Given data:
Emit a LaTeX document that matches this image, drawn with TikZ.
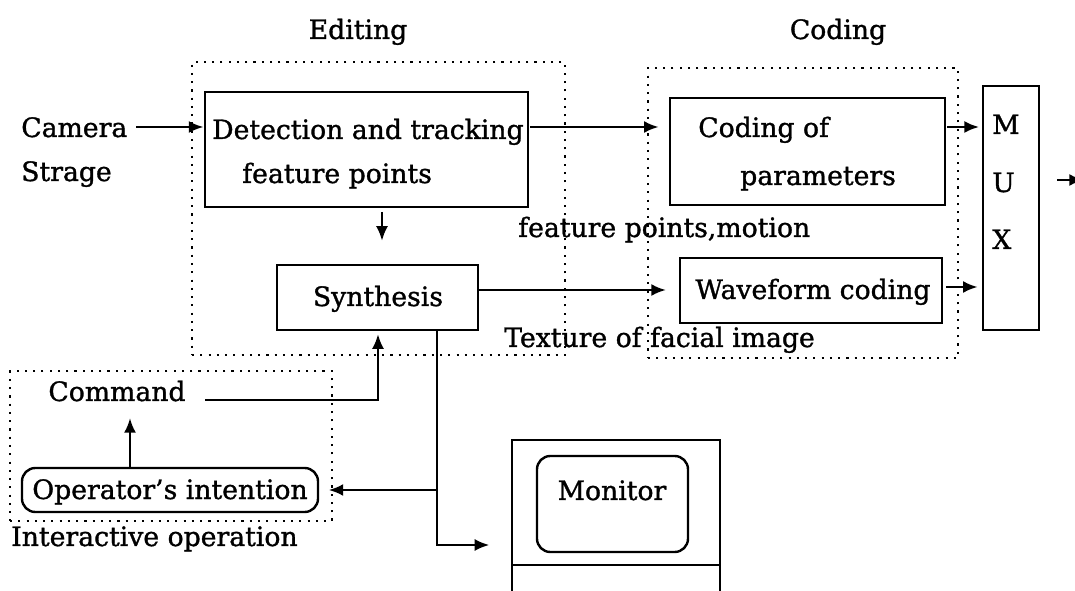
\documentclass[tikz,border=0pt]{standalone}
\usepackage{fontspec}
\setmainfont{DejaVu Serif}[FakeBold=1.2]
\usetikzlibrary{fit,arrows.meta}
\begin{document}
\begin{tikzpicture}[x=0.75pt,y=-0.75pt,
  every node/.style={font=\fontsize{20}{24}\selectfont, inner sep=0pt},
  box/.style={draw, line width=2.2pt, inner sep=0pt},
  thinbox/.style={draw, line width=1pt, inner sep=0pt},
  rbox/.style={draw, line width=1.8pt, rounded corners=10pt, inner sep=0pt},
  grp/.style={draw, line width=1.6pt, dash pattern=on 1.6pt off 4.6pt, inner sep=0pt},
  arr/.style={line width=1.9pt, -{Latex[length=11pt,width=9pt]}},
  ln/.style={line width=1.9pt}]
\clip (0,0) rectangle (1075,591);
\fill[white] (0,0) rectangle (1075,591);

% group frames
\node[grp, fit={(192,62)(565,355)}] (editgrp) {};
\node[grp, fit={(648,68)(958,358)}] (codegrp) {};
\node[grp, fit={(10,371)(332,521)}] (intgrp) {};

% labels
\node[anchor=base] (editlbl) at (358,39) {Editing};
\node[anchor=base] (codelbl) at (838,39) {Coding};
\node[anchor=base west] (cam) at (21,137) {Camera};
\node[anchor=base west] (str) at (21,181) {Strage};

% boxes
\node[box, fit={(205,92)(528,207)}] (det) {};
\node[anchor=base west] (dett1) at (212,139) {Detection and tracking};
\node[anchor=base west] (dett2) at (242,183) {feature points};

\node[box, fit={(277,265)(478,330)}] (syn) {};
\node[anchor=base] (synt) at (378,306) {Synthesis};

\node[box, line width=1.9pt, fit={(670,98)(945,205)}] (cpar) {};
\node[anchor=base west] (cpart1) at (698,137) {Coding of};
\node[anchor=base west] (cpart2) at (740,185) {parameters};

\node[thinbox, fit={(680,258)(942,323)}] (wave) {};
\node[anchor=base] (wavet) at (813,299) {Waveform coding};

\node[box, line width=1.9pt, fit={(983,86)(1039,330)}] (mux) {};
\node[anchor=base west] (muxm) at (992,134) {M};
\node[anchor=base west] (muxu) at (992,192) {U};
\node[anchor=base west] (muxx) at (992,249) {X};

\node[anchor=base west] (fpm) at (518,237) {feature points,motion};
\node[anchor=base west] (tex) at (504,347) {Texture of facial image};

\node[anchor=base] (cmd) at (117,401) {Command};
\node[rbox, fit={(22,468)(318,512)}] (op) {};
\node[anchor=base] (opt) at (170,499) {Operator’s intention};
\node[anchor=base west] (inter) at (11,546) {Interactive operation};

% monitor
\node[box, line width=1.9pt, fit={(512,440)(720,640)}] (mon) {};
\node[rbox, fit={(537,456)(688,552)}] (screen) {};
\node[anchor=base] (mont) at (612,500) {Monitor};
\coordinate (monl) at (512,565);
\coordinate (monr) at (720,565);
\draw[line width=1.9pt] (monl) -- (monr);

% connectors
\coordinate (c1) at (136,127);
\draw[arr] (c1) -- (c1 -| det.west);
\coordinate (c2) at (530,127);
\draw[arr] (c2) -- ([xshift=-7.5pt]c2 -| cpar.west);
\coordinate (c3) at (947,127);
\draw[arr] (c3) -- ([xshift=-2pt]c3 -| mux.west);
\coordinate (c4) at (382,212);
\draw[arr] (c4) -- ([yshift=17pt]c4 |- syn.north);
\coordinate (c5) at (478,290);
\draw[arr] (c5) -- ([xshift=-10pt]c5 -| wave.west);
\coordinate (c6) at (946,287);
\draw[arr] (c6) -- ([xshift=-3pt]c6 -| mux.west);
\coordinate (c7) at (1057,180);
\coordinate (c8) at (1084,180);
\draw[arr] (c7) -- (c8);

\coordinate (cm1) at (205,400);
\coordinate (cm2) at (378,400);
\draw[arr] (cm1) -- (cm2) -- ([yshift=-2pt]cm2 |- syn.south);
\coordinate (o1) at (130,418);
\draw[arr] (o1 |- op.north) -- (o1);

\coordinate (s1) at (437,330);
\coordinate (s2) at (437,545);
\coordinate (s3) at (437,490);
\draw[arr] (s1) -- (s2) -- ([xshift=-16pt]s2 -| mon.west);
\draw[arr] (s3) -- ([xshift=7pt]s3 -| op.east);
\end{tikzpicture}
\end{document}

What you will do: Show every line above in which the word "image" occurs.

Written response:
Emit a LaTeX document that matches this image, drawn with TikZ.
\node[anchor=base west] (tex) at (504,347) {Texture of facial image};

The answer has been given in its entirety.